Ah si l’Europe pouvait provoquer autant d’enthousiasme que l’Euro ….pas la
monnaie, le foot bien entendu !
Demain les Irlandais vont avoir à se prononcer pour ou contre la traité de
Lisbonne appelé également traité simplifié.
A propos de ce Traité, j’avais déjà regretté que pour satisfaire les
anti-européens de toutes nationalités et de toutes tendances politiques, on
l’ait dépouillé de ses symboles, de tout ce qui pouvait laisser espérer qu’un
jour, l’Europe ait enfin un sens politique. Néanmoins, ce petit traité a le
mérite d’exister et puisqu’on a mis la charrue avant les bœufs en élargissant
l’Europe avant de lui donner une structure de gouvernance efficace, il parait
même indispensable.
Malgré tout, demain, le seul pays à se prononcer par voie référendaire, pour
cause d’obligation constitutionnelle, va nous dire si ce mini traité verra le
jour ou non !
Les derniers sondages en la matière n’étaient pas très optimistes et il est
fort possible que les Irlandais votent « non » et bloquent ainsi le
processus de ratification.
Dans cette hypothèse tout à fait malheureuse, l’Europe continuerait à
fonctionner tant bien que mal, certes, mais perdrait le peu de perspectives
d’évolutions qui lui reste. Au pire elle resterait gérée selon les règles
édictées lors du Traité de Nice, au mieux un certain nombre de concessions
seraient faites aux Irlandais en espérant qu’ils changent d’avis.

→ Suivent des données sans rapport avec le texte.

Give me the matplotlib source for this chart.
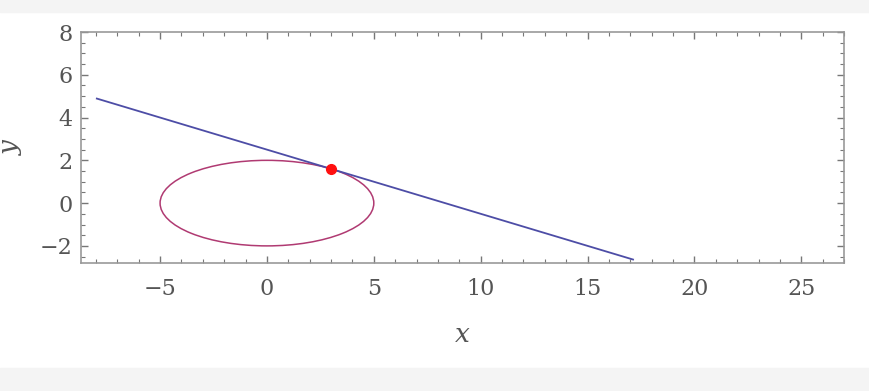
import matplotlib.pyplot as plt
from matplotlib.patches import Ellipse, Rectangle
from matplotlib.ticker import MultipleLocator

# tangent line endpoints
line_x = [-8.0, 17.17]
line_y = [4.9, -2.65]

# ellipse: center, full width, full height
ell_center = (0.0, 0.0)
ell_width = 10.0
ell_height = 4.0

# point of tangency
pt_x = [3.0]
pt_y = [1.6]

x_range = (-8.7, 27.0)
y_range = (-2.8, 8.0)
x_ticks = [-5, 0, 5, 10, 15, 20, 25]
y_ticks = [-2, 0, 2, 4, 6, 8]

plt.rcParams['font.family'] = ['DejaVu Serif']

fig = plt.figure(figsize=(8.69, 3.91), dpi=100)
fig.patches.append(Rectangle((0, 1 - 12 / 391), 1, 12 / 391, transform=fig.transFigure,
                             color='#f4f4f4', zorder=0))
fig.patches.append(Rectangle((0, 0), 1, 23 / 391, transform=fig.transFigure,
                             color='#f4f4f4', zorder=0))

ax = fig.add_axes([81 / 869, 1 - 263 / 391, 763 / 869, 231 / 391])

ax.plot(line_x, line_y, color='#4d4da6', lw=1.3, solid_capstyle='butt')
ax.add_patch(Ellipse(ell_center, ell_width, ell_height, fill=False,
                     edgecolor='#b03a72', lw=1.1))
ax.plot(pt_x, pt_y, 'o', color='#ff1010', ms=7, zorder=5)

ax.set_xlim(*x_range)
ax.set_ylim(*y_range)
ax.set_xticks(x_ticks)
ax.set_yticks(y_ticks)
ax.xaxis.set_minor_locator(MultipleLocator(1))
ax.yaxis.set_minor_locator(MultipleLocator(0.5))
ax.tick_params(which='both', direction='in', top=True, right=True,
               color='#777777', labelcolor='#555555', labelsize=16)
ax.tick_params(which='major', length=5, width=1)
ax.tick_params(which='minor', length=3, width=0.8)
ax.tick_params(axis='x', pad=11)
ax.tick_params(axis='y', pad=6)
for s in ax.spines.values():
    s.set_color('#999999')
    s.set_linewidth(1.2)

ax.set_xlabel('x', fontsize=19, style='italic', color='#555555', labelpad=16)
ax.set_ylabel('y', fontsize=19, style='italic', color='#555555', labelpad=12)

fig.savefig('out.png', dpi=100)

Dans les 2 cas, la belle idée de l’Europe s’en trouverait encore un peu plus
flétrie.
Quoi qu’il en soit, il est particulièrement significatif que le risque le
plus important qui pèse sur ce Traité soit le fait du seul pays appelé à se
prononcer par voie référendaire.
Disons le tout de go, si le référendum avait été le seul mode de ratification
pour tous les pays, le traité n’aurait aucune chance d’être ratifié.
Il y a clairement un écart entre la volonté des élus de sortir l’Europe du
bourbier dans lequel elle s’est enlisée depuis le traité de Nice et
l’élargissement, et le sentiment de défiance des populations vis-à-vis de
celle-ci.
Difficile d’expliquer ce phénomène et je ne m’y hasarderai d’autant moins
que d’un pays à l’autre les raisons de cette défiance peuvent être différentes
comme l’ont été celles des français et des néerlandais pourtant d’accord pour
voter « non » au traité constitutionnel.
Néanmoins, une enquête menée par la représentation de la Commission
Européenne en France, en 2006, c'est-à-dire après le « non » des
français, me semble assez instructive.
Elle met en avant un certain nombre de contradictions sinon de d’incohérences
dans la perception que les français et probablement d’autres peuples ont de
l’Europe. Elle permet également, sinon de tout comprendre, du moins
d’appréhender ce que, à mon sens, sont les vraies raisons du décalage entre les
« élites » et les populations.
Tout d’abord, les Français estiment que la construction européenne a des
effets positifs.
Elle permet à la fois de garantir la paix sur le continent européen (79%),
de rendre l’Europe plus forte face au reste du monde (75%) et de mieux lutter
contre les effets négatifs de la mondialisation (54%).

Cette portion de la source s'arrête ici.